### Task directions
Write out all of the entries that follow, word for word, but skip the pictures.

### Data lines
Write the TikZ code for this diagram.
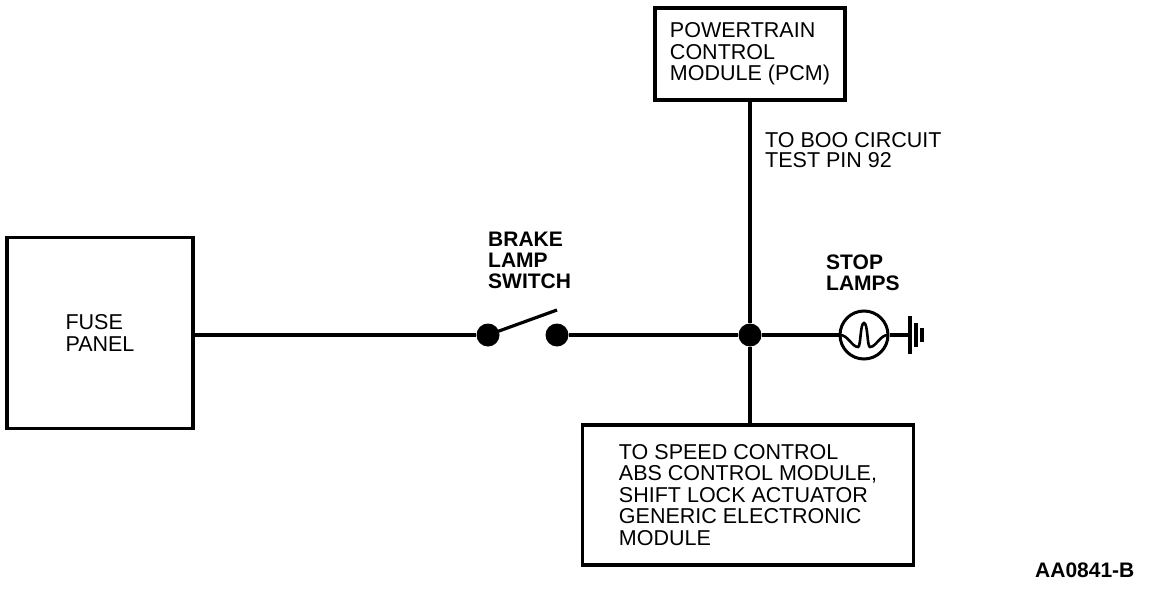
\documentclass[tikz,border=0pt]{standalone}
\usepackage{fontspec}
\setmainfont{Liberation Sans}
\usetikzlibrary{positioning,calc}

\tikzset{
  wire/.style={line width=3.2pt},
  unitbox/.style={draw, line width=3.2pt, align=left, inner sep=0pt},
  lbl/.style={anchor=north west, align=left, inner sep=0pt, font=\fontsize{21}{21}\selectfont\bfseries},
  contact/.style={circle, fill, inner sep=0pt, minimum size=23pt},
}

\begin{document}
\begin{tikzpicture}[x=1pt, y=-1pt, font=\fontsize{21.5}{21.5}\selectfont]
  \useasboundingbox (0,0) rectangle (1152,602);

  % Fuse panel
  \node [unitbox, minimum width=186pt, minimum height=191pt] (fuse) at (100,333) {FUSE\\PANEL};

  % Brake lamp switch
  \node [contact] (swl) at (488,335) {};
  \node [contact] (swr) at (557,335) {};
  \coordinate (swtip) at (557,310);
  \draw [wire] (fuse.east |- swl) -- (swl);
  \draw [wire] (swl.center) -- (swtip);
  \node [lbl] (brklbl) at (488,232) {BRAKE\\LAMP\\SWITCH};

  % Junction
  \node [contact] (junc) at (750,335) {};
  \draw [wire] (swr) -- (junc);

  % PCM
  \node [unitbox, minimum width=190pt, minimum height=92pt] (pcm) at (750,54) {POWERTRAIN\\CONTROL\\MODULE (PCM)};
  \draw [wire] (pcm) -- (junc);
  \node [lbl, font=\fontsize{21.5}{20}\selectfont] (boolbl) at (765,132) {TO BOO CIRCUIT\\TEST PIN 92};

  % Other modules
  \node [unitbox, minimum width=331pt, minimum height=140pt] (mods) at (748,495) {TO SPEED CONTROL\\ABS CONTROL MODULE,\\SHIFT LOCK ACTUATOR\\GENERIC ELECTRONIC\\MODULE};
  \draw [wire] (junc) -- (junc |- mods.north);

  % Stop lamps
  \node [circle, draw, line width=3pt, minimum size=48pt, inner sep=0pt] (lamp) at (864,335) {};
  \draw [wire] (junc) -- (lamp);
  \draw [line width=2.6pt, shift={(lamp.center)}] (-24,0) .. controls (-16,0) and (-12,12) .. (-6,12)
    .. controls (-3,12) and (-4,-12) .. (0,-12) .. controls (4,-12) and (3,12) .. (6,12)
    .. controls (12,12) and (16,0) .. (24,0);
  \coordinate (gnd) at (910,335);
  \draw [wire] (lamp) -- (gnd);
  \draw [wire] ($(gnd)+(0,-19)$) -- ++(0,38);
  \draw [wire] ($(gnd)+(6,-12)$) -- ++(0,24);
  \draw [wire] ($(gnd)+(12,-7)$) -- ++(0,14);
  \node [lbl] (stoplbl) at (826,255) {STOP\\LAMPS};

  % Drawing number
  \node [lbl] (dwgno) at (1035,563) {AA0841-B};
\end{tikzpicture}
\end{document}
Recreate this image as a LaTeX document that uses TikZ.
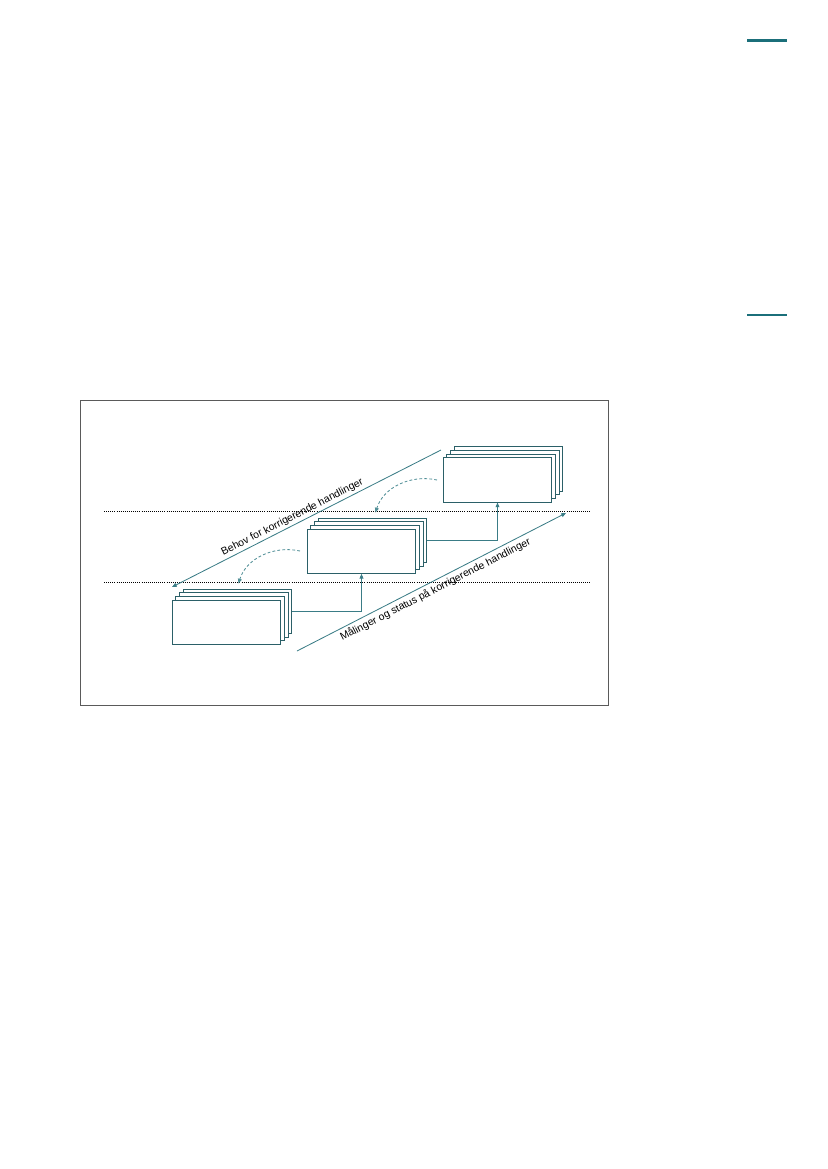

### Response below
Write the TikZ code for this diagram.
\documentclass[tikz,border=0pt]{standalone}
\usepackage{fontspec}
\setmainfont{Liberation Sans}
\usetikzlibrary{positioning,calc}

\tikzset{
  wire/.style={line width=3.2pt},
  unitbox/.style={draw, line width=3.2pt, align=left, inner sep=0pt},
  lbl/.style={anchor=north west, align=left, inner sep=0pt, font=\fontsize{21}{21}\selectfont\bfseries},
  contact/.style={circle, fill, inner sep=0pt, minimum size=23pt},
}

\begin{document}
\begin{tikzpicture}[x=1pt, y=-1pt, font=\fontsize{21.5}{21.5}\selectfont]
  \useasboundingbox (0,0) rectangle (1152,602);

  % Fuse panel
  \node [unitbox, minimum width=186pt, minimum height=191pt] (fuse) at (100,333) {FUSE\\PANEL};

  % Brake lamp switch
  \node [contact] (swl) at (488,335) {};
  \node [contact] (swr) at (557,335) {};
  \coordinate (swtip) at (557,310);
  \draw [wire] (fuse.east |- swl) -- (swl);
  \draw [wire] (swl.center) -- (swtip);
  \node [lbl] (brklbl) at (488,232) {BRAKE\\LAMP\\SWITCH};

  % Junction
  \node [contact] (junc) at (750,335) {};
  \draw [wire] (swr) -- (junc);

  % PCM
  \node [unitbox, minimum width=190pt, minimum height=92pt] (pcm) at (750,54) {POWERTRAIN\\CONTROL\\MODULE (PCM)};
  \draw [wire] (pcm) -- (junc);
  \node [lbl, font=\fontsize{21.5}{20}\selectfont] (boolbl) at (765,132) {TO BOO CIRCUIT\\TEST PIN 92};

  % Other modules
  \node [unitbox, minimum width=331pt, minimum height=140pt] (mods) at (748,495) {TO SPEED CONTROL\\ABS CONTROL MODULE,\\SHIFT LOCK ACTUATOR\\GENERIC ELECTRONIC\\MODULE};
  \draw [wire] (junc) -- (junc |- mods.north);

  % Stop lamps
  \node [circle, draw, line width=3pt, minimum size=48pt, inner sep=0pt] (lamp) at (864,335) {};
  \draw [wire] (junc) -- (lamp);
  \draw [line width=2.6pt, shift={(lamp.center)}] (-24,0) .. controls (-16,0) and (-12,12) .. (-6,12)
    .. controls (-3,12) and (-4,-12) .. (0,-12) .. controls (4,-12) and (3,12) .. (6,12)
    .. controls (12,12) and (16,0) .. (24,0);
  \coordinate (gnd) at (910,335);
  \draw [wire] (lamp) -- (gnd);
  \draw [wire] ($(gnd)+(0,-19)$) -- ++(0,38);
  \draw [wire] ($(gnd)+(6,-12)$) -- ++(0,24);
  \draw [wire] ($(gnd)+(12,-7)$) -- ++(0,14);
  \node [lbl] (stoplbl) at (826,255) {STOP\\LAMPS};

  % Drawing number
  \node [lbl] (dwgno) at (1035,563) {AA0841-B};
\end{tikzpicture}
\end{document}
Recreate this image as a LaTeX document that uses TikZ.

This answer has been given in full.